Neuer Atom-Abrüstungsvertrag Russen drohen mit Ausstieg
06.04.2010, 13:27 UhrDer neue Atom-Abrüstungsvertrag soll noch diese Woche unterzeichnet werden. Doch Russlands Außenminister Lawrow stellt plötzlich Forderungen: Sollten die Amerikaner mit ihrem Raketenabwehrsystem zu weit gehen, würde man den Kontrakt wieder kündigen. Derweil verhandeln die Russen mit Venezuela über neue Waffenlieferungen.
Kurz vor Unterzeichnung eines neuen atomaren Abrüstungsvertrags hat Russland die USA aufgefordert, auf das US-Raketenabwehrprojekt in Bulgarien und Rumänien zu verzichten. "Dieser einseitige Plan trägt nicht zum Dialog bei", sagte der russische Außenminister Sergej Lawrow. Am Donnerstag wollen Kremlchef Dmitri Medwedew und US-Präsident Barack Obama in Prag ein neues atomares Abrüstungsabkommen unterzeichnen. Darin haben beide Länder vereinbart, die Zahl der Atomsprengköpfe auf jeweils 1550 zu senken.
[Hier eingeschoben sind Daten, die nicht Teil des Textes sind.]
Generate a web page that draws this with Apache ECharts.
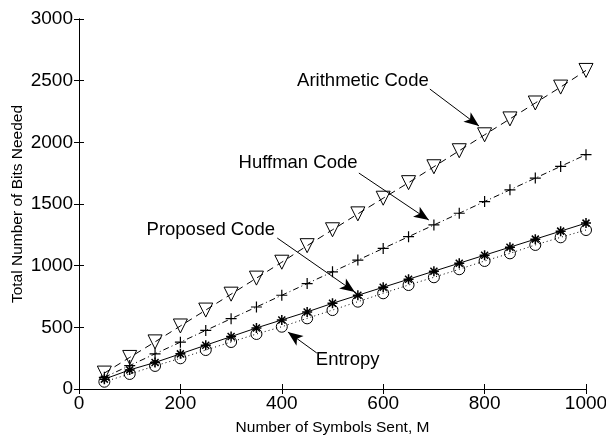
<!DOCTYPE html>
<html><head><meta charset="utf-8">
<script src="https://cdn.jsdelivr.net/npm/echarts@6/dist/echarts.min.js"></script>
<style>html,body{margin:0;padding:0;background:#fff}#c{width:606px;height:437px}</style>
</head><body><div id="c"></div>
<script>
const M = [50,100,150,200,250,300,350,400,450,500,550,600,650,700,750,800,850,900,950,1000];
const arithmetic = [129,256,382,511,640,769,899,1028,1162,1291,1420,1547,1673,1802,1932,2061,2190,2319,2448,2583];
const huffman = [95,190,285,380,475,570,665,760,855,950,1045,1140,1235,1330,1425,1520,1615,1710,1805,1900];
const proposed = [80,155,215,285,355,425,495,560,625,695,760,825,890,955,1020,1085,1150,1215,1280,1345];
const entropy = [59,122,187,249,316,381,446,505,573,640,708,776,843,906,971,1038,1100,1168,1230,1289];
const xTicks = [0,200,400,600,800,1000];
const yTicks = [0,500,1000,1500,2000,2500,3000];
const annotations = [
  {text:'Arithmetic Code', pos:[560,2495], from:[692,2432], to:[789,2132]},
  {text:'Huffman Code', pos:[432,1832], from:[552,1751], to:[690,1370]},
  {text:'Proposed Code', pos:[260,1290], from:[391,1224], to:[544,786]},
  {text:'Entropy', pos:[530,235], from:[469,292], to:[412,462]}
];

const FONT = '"Liberation Sans", Arial, Helvetica, sans-serif';
const chart = echarts.init(document.getElementById('c'), null, {renderer:'canvas'});
const pts = a => M.map((x,i)=>[x,a[i]]);
const plusPath = 'path://M5,0L5,10M0,5L10,5';
const starPath = 'path://M5,0L5,10M0,5L10,5M1.5,1.5L8.5,8.5M1.5,8.5L8.5,1.5';
const axCommon = {
  axisLine:{show:true,lineStyle:{color:'#000',width:1}},
  axisTick:{show:true,inside:true,length:5,lineStyle:{color:'#000'}},
  splitLine:{show:false}
};
const option = {
  animation:false,
  backgroundColor:'#fff',
  grid:{left:79,right:20,top:19,bottom:48,containLabel:false,outerBoundsMode:'none'},
  xAxis:[
    Object.assign({type:'value',min:0,max:1000,interval:200,position:'bottom',
      name:'Number of Symbols Sent, M',nameLocation:'middle',nameGap:31,nameMoveOverlap:false,
      nameTextStyle:{fontFamily:FONT,fontSize:15.5,color:'#000'},
      axisLabel:{fontFamily:FONT,fontSize:19,color:'#000',margin:5,formatter:v=>xTicks.includes(v)?String(v):''}},axCommon),
    Object.assign({type:'value',min:0,max:1000,interval:200,position:'top',axisLabel:{show:false}},axCommon)
  ],
  yAxis:[
    Object.assign({type:'value',min:0,max:3000,interval:500,position:'left',
      name:'Total Number of Bits Needed',nameLocation:'middle',nameGap:53,nameMoveOverlap:false,
      nameTextStyle:{fontFamily:FONT,fontSize:15.5,color:'#000'},
      axisLabel:{fontFamily:FONT,fontSize:19,color:'#000',margin:6,formatter:v=>yTicks.includes(v)?String(v):''}},axCommon),
    Object.assign({type:'value',min:0,max:3000,interval:500,position:'right',axisLabel:{show:false}},axCommon)
  ],
  series:[
    {type:'line',name:'Arithmetic Code',data:pts(arithmetic),symbol:'triangle',symbolRotate:180,symbolSize:14,
      showAllSymbol:true,lineStyle:{color:'#000',width:1,type:[7,5]},
      itemStyle:{color:'transparent',borderColor:'#000',borderWidth:1}},
    {type:'line',name:'Huffman Code',data:pts(huffman),symbol:plusPath,symbolSize:11,
      showAllSymbol:true,lineStyle:{color:'#000',width:1,type:[6,3,1,3]},
      itemStyle:{color:'transparent',borderColor:'#000',borderWidth:1.2}},
    {type:'line',name:'Proposed Code',data:pts(proposed),symbol:starPath,symbolSize:10,
      showAllSymbol:true,lineStyle:{color:'#000',width:1,type:'solid'},
      itemStyle:{color:'transparent',borderColor:'#000',borderWidth:1.5}},
    {type:'line',name:'Entropy',data:pts(entropy),symbol:'circle',symbolSize:11,
      showAllSymbol:true,lineStyle:{color:'#000',width:1,type:[1,3]},
      itemStyle:{color:'transparent',borderColor:'#000',borderWidth:1}},
    {type:'line',name:'annot',data:[],silent:true,
      markLine:{silent:true,symbol:['none','arrow'],symbolSize:[9,15],animation:false,
        label:{show:false},lineStyle:{color:'#000',width:1,type:'solid'},
        data:annotations.map(a=>[{coord:a.from},{coord:a.to}])},
      markPoint:{silent:true,symbol:'circle',symbolSize:0,animation:false,
        label:{show:true,position:'inside',color:'#000',fontFamily:FONT,fontSize:18.5,formatter:p=>p.name},
        data:annotations.map(a=>({name:a.text,coord:a.pos}))}
    }
  ]
};
chart.setOption(option);
</script></body></html>
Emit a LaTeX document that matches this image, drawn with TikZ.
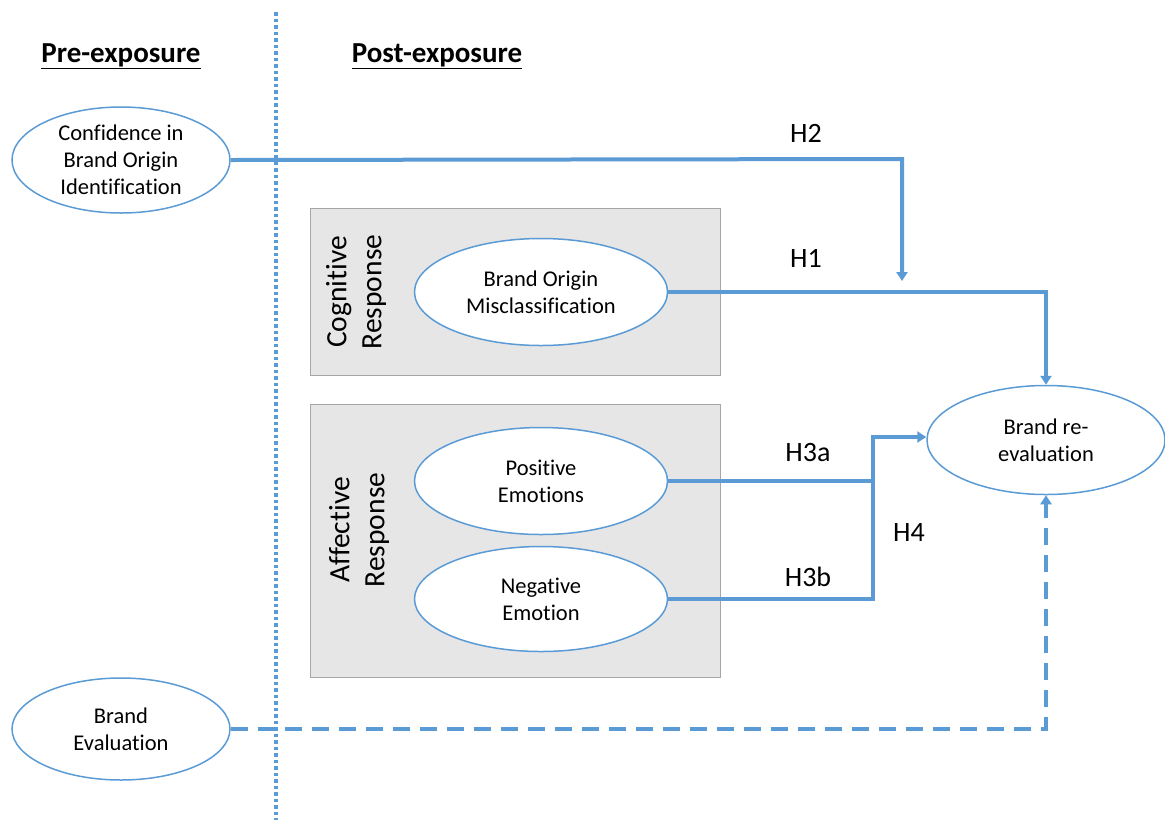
\documentclass[tikz,border=0pt]{standalone}
\usepackage{fontspec}
\setmainfont{Carlito}[Ligatures=NoCommon]
\usetikzlibrary{shapes.geometric,arrows.meta}
\definecolor{lblue}{HTML}{5B9BD5}
\definecolor{boxgray}{HTML}{E6E6E6}
\definecolor{boxline}{HTML}{A6A6A6}
\begin{document}
\begin{tikzpicture}[x=1pt,y=-1pt,
  oval/.style={ellipse,draw=lblue,line width=1.5pt,fill=white,inner sep=0pt,align=center,font=\fontsize{22.5}{27}\selectfont},
  grp/.style={draw=boxline,line width=0.9pt,fill=boxgray},
  conn/.style={draw=lblue,line width=4pt},
  tip/.style={-{Triangle[width=11pt,length=9pt]}},
  hlab/.style={font=\fontsize{28}{30}\selectfont},
  head/.style={font=\fontsize{29}{32}\selectfont\bfseries},
  side/.style={rotate=90,align=center,font=\fontsize{29.5}{35}\selectfont}]
\useasboundingbox (0,0) rectangle (1165,823);
% divider
\coordinate (dtop) at (276,12);
\coordinate (dbot) at (276,820);
\draw[draw=lblue,line width=3.5pt,dash pattern=on 3.5pt off 3pt] (dtop) -- (dbot);
% headings
\node[head] (pre) at (121,56) {\underline{Pre-exposure}};
\node[head] (post) at (437,56) {\underline{Post-exposure}};
% group boxes
\node[grp,minimum width=410pt,minimum height=167pt,inner sep=0pt] (cogbox) at (515,291.5) {};
\node[grp,minimum width=410pt,minimum height=273pt,inner sep=0pt] (affbox) at (515,540.5) {};
\node[side] (coglab) at (356,292) {Cognitive\\Response};
\node[side] (afflab) at (359,530) {Affective\\Response};
% ovals
\node[oval,minimum width=218pt,minimum height=106pt] (conf) at (121,160) {Confidence in\\Brand Origin\\Identification};
\node[oval,minimum width=253pt,minimum height=107pt] (mis) at (541,292) {Brand Origin\\Misclassification};
\node[oval,minimum width=253pt,minimum height=107pt] (pos) at (541,481) {Positive\\Emotions};
\node[oval,minimum width=253pt,minimum height=105pt] (neg) at (541,599) {Negative\\Emotion};
\node[oval,minimum width=238pt,minimum height=109pt] (reev) at (1046,440) {Brand re-\\evaluation};
\node[oval,minimum width=218pt,minimum height=102pt] (beval) at (121,729) {Brand\\Evaluation};
% connectors
\coordinate (h2c) at (902,159);
\coordinate (h2end) at (902,281);
\draw[conn,tip] (conf.east) -- (h2c) -- (h2end);
\draw[conn,tip] (mis.east) -- (mis.east -| reev.north) -- (reev.north);
\coordinate (junc) at (873,481);
\draw[conn] (pos.east) -- (junc);
\coordinate (jtop) at (873,437);
\draw[conn,tip] (neg.east) -- (neg.east -| jtop) -- (jtop) -- (reev.west |- jtop);
\draw[conn,tip,dash pattern=on 17pt off 10pt] (beval.east) -- (beval.east -| reev.south) -- (reev.south);
% labels
\node[hlab] (h2) at (806,133) {H2};
\node[hlab] (h1) at (806,258) {H1};
\node[hlab] (h3a) at (808,453) {H3a};
\node[hlab] (h3b) at (808,577) {H3b};
\node[hlab] (h4) at (909,532) {H4};
\end{tikzpicture}
\end{document}
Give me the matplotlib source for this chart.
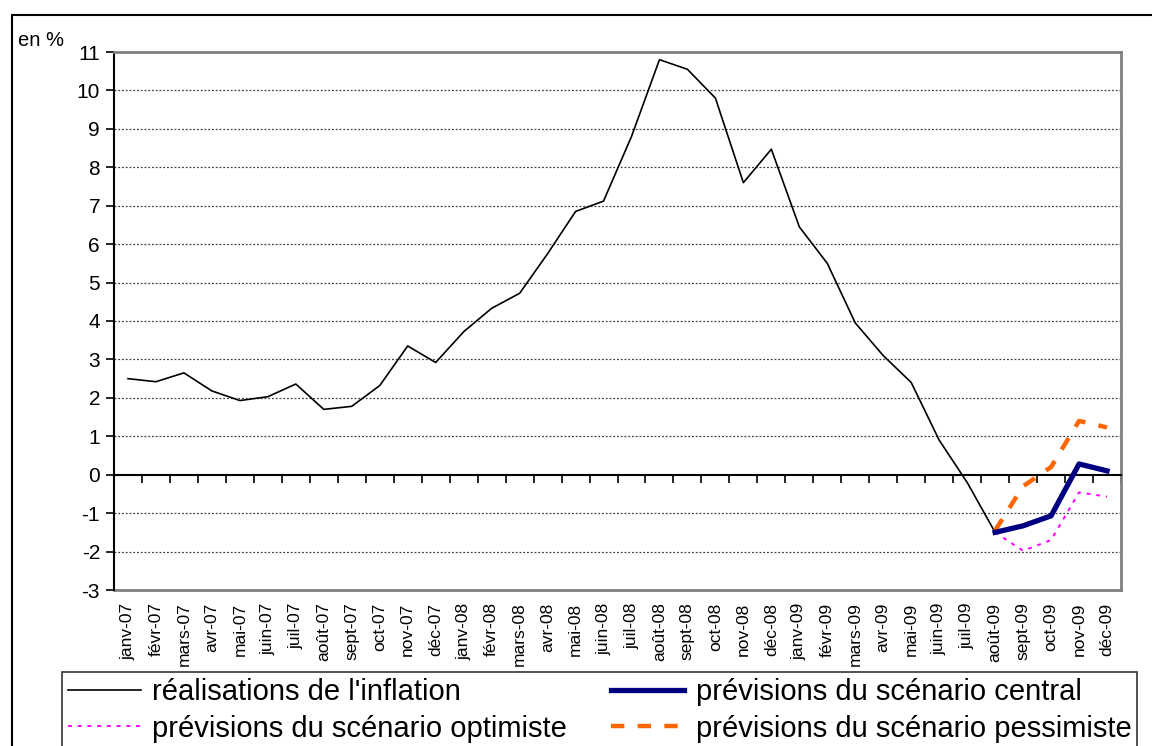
import matplotlib
matplotlib.use("Agg")
import matplotlib.pyplot as plt
from matplotlib.patches import Rectangle
import numpy as np

plt.rcParams['font.family'] = ['Liberation Sans', 'DejaVu Sans']
plt.rcParams['axes.unicode_minus'] = False

mois = ["janv", "févr", "mars", "avr", "mai", "juin", "juil", "août", "sept", "oct", "nov", "déc"]
annees = ["07", "08", "09"]
categories = [m + "-" + a for a in annees for m in mois]

# inflation observée, janv-07 -> août-09
realisations = [2.50, 2.42, 2.65, 2.18, 1.93, 2.03, 2.36, 1.70, 1.78, 2.32, 3.35, 2.92,
                3.72, 4.33, 4.72, 5.75, 6.85, 7.12, 8.80, 10.80, 10.55, 9.80, 7.60, 8.47,
                6.45, 5.50, 3.95, 3.10, 2.40, 0.90, -0.20, -1.50]
# prévisions août-09 -> déc-09
central = [-1.50, -1.33, -1.07, 0.28, 0.10]
optimiste = [-1.50, -1.98, -1.70, -0.46, -0.57]
pessimiste = [-1.45, -0.30, 0.20, 1.40, 1.23]

x = np.arange(len(categories))
x_real = x[:len(realisations)]
x_prev = x[len(realisations) - 1:]

fig = plt.figure(figsize=(11.52, 7.46), dpi=100)
ax = fig.add_axes([114/1152, 1 - 590/746, (1121 - 114)/1152, (590 - 52)/746])

l1, = ax.plot(x_real, realisations, color="black", lw=1.2, label="réalisations de l'inflation")
l2, = ax.plot(x_prev, central, color="#000080", lw=3.8, label="prévisions du scénario central", zorder=4)
l3, = ax.plot(x_prev, optimiste, color="#FF00FF", lw=1.4, ls=(0, (2, 3)), label="prévisions du scénario optimiste")
l4, = ax.plot(x_prev, pessimiste, color="#FF6600", lw=3.2, ls=(0, (3, 3)), label="prévisions du scénario pessimiste")

ax.set_xlim(-0.5, len(categories) - 0.5)
ax.set_ylim(-3, 11)
ax.set_yticks(np.arange(-3, 12, 1))
ax.tick_params(axis='y', labelsize=15, length=6, width=1.2, direction='out', pad=4)
for v in range(-3, 11):
    if v != 0:
        ax.axhline(v, color="#404040", lw=0.9, ls=(0, (1.5, 1.5)), zorder=0)

for s in ["top", "right"]:
    ax.spines[s].set_color("#808080")
    ax.spines[s].set_linewidth(2)
ax.spines["left"].set_linewidth(1.5)
ax.spines["bottom"].set_position(("data", 0))
ax.spines["bottom"].set_linewidth(1.5)
ax.set_xticks(np.arange(-0.5, len(categories), 1))
ax.set_xticklabels([])
ax.tick_params(axis='x', length=6, width=1.2, direction='out')

sec = ax.secondary_xaxis("bottom")
sec.set_xticks(x, categories, rotation=90)
sec.tick_params(length=0, labelsize=12.5, pad=9)
sec.spines["bottom"].set_color("#808080")
sec.spines["bottom"].set_linewidth(2)

fig.text(18/1152, 1 - 40/746, "en %", fontsize=14.5, va="center")

fig.add_artist(Rectangle((12/1152, -0.1), 1.2, (746 - 15)/746 + 0.1, transform=fig.transFigure,
                         fill=False, lw=1.5, ec="black"))

leg = fig.legend([l1, l3, l2, l4], [l.get_label() for l in (l1, l3, l2, l4)],
                 loc="upper left", bbox_to_anchor=(62/1152, 1 - 672/746), ncol=2,
                 fontsize=21, frameon=True, fancybox=False, edgecolor="black",
                 borderaxespad=0, handlelength=2.5, handletextpad=0.4, columnspacing=1.5,
                 labelspacing=0.3, borderpad=0.2)
leg.get_frame().set_linewidth(1.2)

fig.savefig("out.png", dpi=100)
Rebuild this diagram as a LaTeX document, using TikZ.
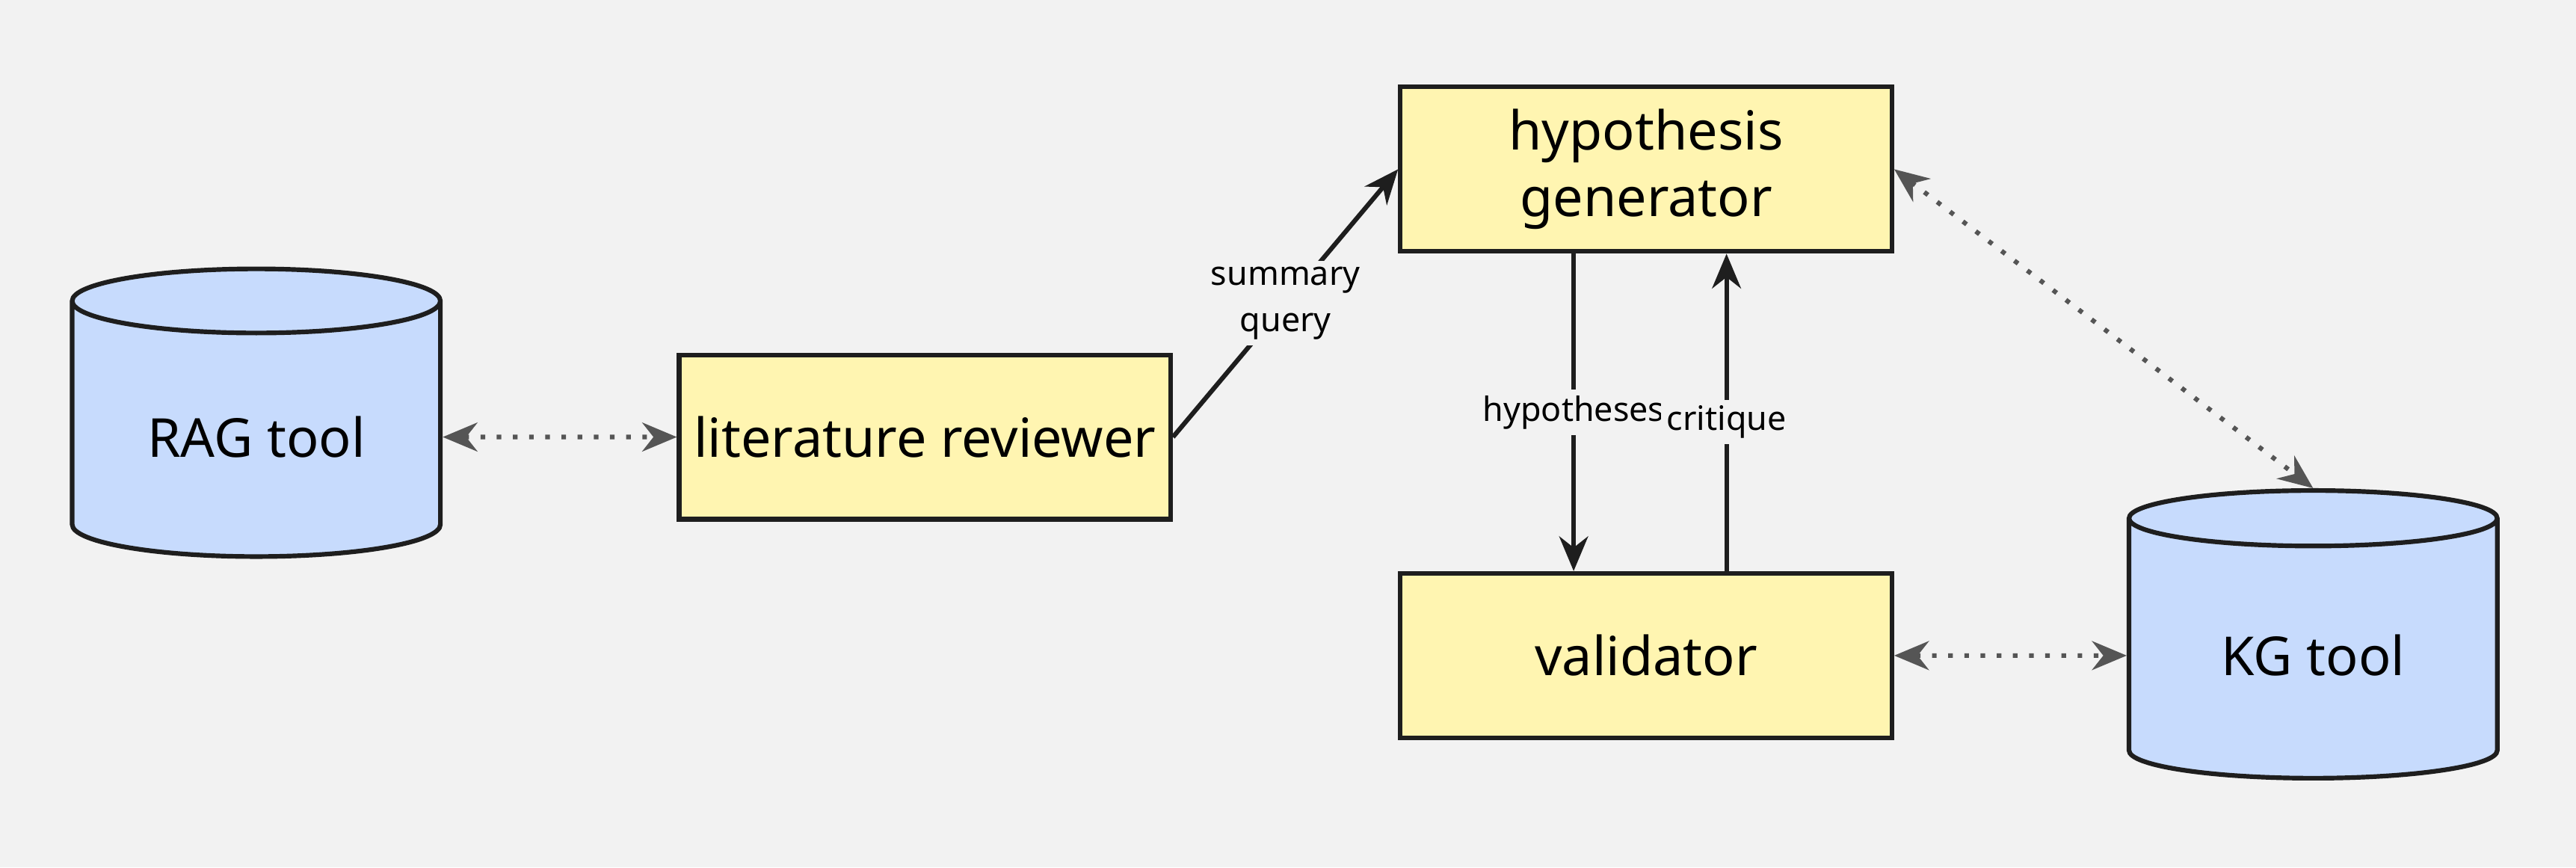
\documentclass[tikz,border=0pt]{standalone}
\usepackage{fontspec}
\setmainfont{Noto Sans}
\usetikzlibrary{shapes.geometric,arrows.meta}
\definecolor{bgc}{HTML}{F2F2F2}
\definecolor{boxc}{HTML}{FFF5B1}
\definecolor{dbc}{HTML}{C7DBFD}
\definecolor{linec}{HTML}{1E1E1E}
\definecolor{dotc}{HTML}{555555}

\begin{document}
\begin{tikzpicture}[x=0.01cm,y=-0.01cm,
  agent/.style={draw=linec, line width=0.8pt, fill=boxc, minimum width=2.99cm, minimum height=1cm, inner xsep=2pt, align=center, font=\fontsize{9.3}{11.5}\selectfont},
  db/.style={cylinder, shape border rotate=90, aspect=0.25, draw=linec, line width=0.8pt, fill=dbc, minimum width=2.24cm, minimum height=1.75cm, font=\fontsize{9.3}{11.5}\selectfont},
  flow/.style={-{Stealth[length=6pt,width=5pt]}, draw=linec, line width=0.8pt},
  tool/.style={{Stealth[length=6pt,width=5pt]}-{Stealth[length=6pt,width=5pt]}, dotc, line width=0.8pt, dotted},
  lbl/.style={fill=bgc, inner sep=1pt, font=\fontsize{5.8}{8}\selectfont, align=center}]
\fill[bgc] (0,0) rectangle (1568,528);

\node[db] (rag) at (156,266) {RAG tool};
\node[agent] (lit) at (563,266) {literature reviewer};
\node[agent] (hyp) at (1002,103) {hypothesis\\generator};
\node[agent] (val) at (1002,399) {validator};
\node[db] (kg) at (1408,399) {KG tool};

\draw[tool] (rag.east) -- (lit.west);
\draw[flow] (lit.east) -- node[lbl] {summary\\query} (hyp.west);
\draw[flow] ([xshift=-1.95cm]hyp.south east) -- node[lbl] {hypotheses} ([xshift=-1.95cm]val.north east);
\draw[flow] ([xshift=-1.02cm]val.north east) -- node[lbl, pos=0.47] {critique} ([xshift=-1.02cm]hyp.south east);
\draw[tool] (hyp.east) -- (kg.north);
\draw[tool] (val.east) -- (kg.west);
\end{tikzpicture}
\end{document}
Lawrow appellierte auch an Washington, die Entwicklung konventioneller strategischer Offensivwaffen einzustellen. "Dieses Arsenal kann die gesamte Lage destabilisieren. Das ist ein ernstes Thema." Lawrow sagte, er rechne nach dem Gipfel in der tschechischen Hauptstadt mit einer Ratifizierung des Vertrags durch die Parlamente in den USA und in Russland "bis Ende April". Moskau hoffe, dass von dem Prager Abkommen Signalwirkung ausgehe und sich andere Staaten anschließen würden.
"Russland hat das Recht zu kündigen"
Der Außenminister wird Medienberichten zufolge mit Medwedew nach Prag reisen und dort mit seiner US-Amtskollegin Hillary Clinton sprechen, unter anderem auch über das umstrittene Atomprogramm des Iran. Russland hat Sanktionen gegen die Führung in Teheran zuletzt nicht mehr völlig ausgeschlossen.
Der neue Abrüstungsvertrag mit den USA zeugt nach Aussage des russischen Außenministers von einer "neuen Ebene des Vertrauens" der einstigen Gegner des Kalten Krieges. Russland behalte sich jedoch das Recht vor, aus dem Vertrag auszusteigen, sollten Moskau die US-Pläne zur Raketenabwehr zu weit gehen, sagte Lawrow. "Russland hat das Recht, den START-Vertrag zu kündigen, wenn ein quantitativer und qualitativer Aufbau des strategischen US-Anti-Raketen-Potenzials die Wirksamkeit von Russlands strategischen Atomwaffen maßgeblich beeinträchtigt."
Zugleich unterstrich er, dass das Nachfolgeabkommen des im Dezember ausgelaufenen START-Vertrags den nationalen Interessen beider Seiten gerecht werde. Während der 1991 geschlossene Kontrakt zwischen den USA und der Sowjetunion vieles enthalten habe, das einen "benachteiligenden Charakter" für Moskau gehabt habe, sei dies im neuen Vertrag "vollkommen vermieden" worden.
Neue Waffen für Chavez
Der russische Ministerpräsident Wladimir Putin hat unterdessen Waffenverkäufe im Milliardenwert an Venezuela in Aussicht gestellt. "Unsere Delegation ist gerade aus Venezuela zurückgekehrt. Das Gesamtvolumen der Bestellungen könnte die Fünf-Milliarden-Dollar übertreffen", sagte Putin. Es seien noch keine Verträge unterschrieben worden. Laut der Nachrichtenagentur RIA ist in der Gesamtsumme eine Kreditlinie von 2,2 Milliarden Dollar für russische Waffen enthalten, die Chavez bereits im September erhalten hat.
Die USA äußerten sich besorgt über die mögliche Verbreitung von Waffen, die auf ein solch großes Geschäft folgen könne. Allein seit 2005 hat Chavez rund vier Milliarden Dollar für russische Kampfjets, Hubschrauber und Maschinengewehre ausgegeben. Chavez ist ein lautstarker Kritiker der US-Militärpräsenz im Nachbarland Kolumbien. Trotz der Spannungen ist Venezuela einer wichtigsten Öl-Lieferanten der USA.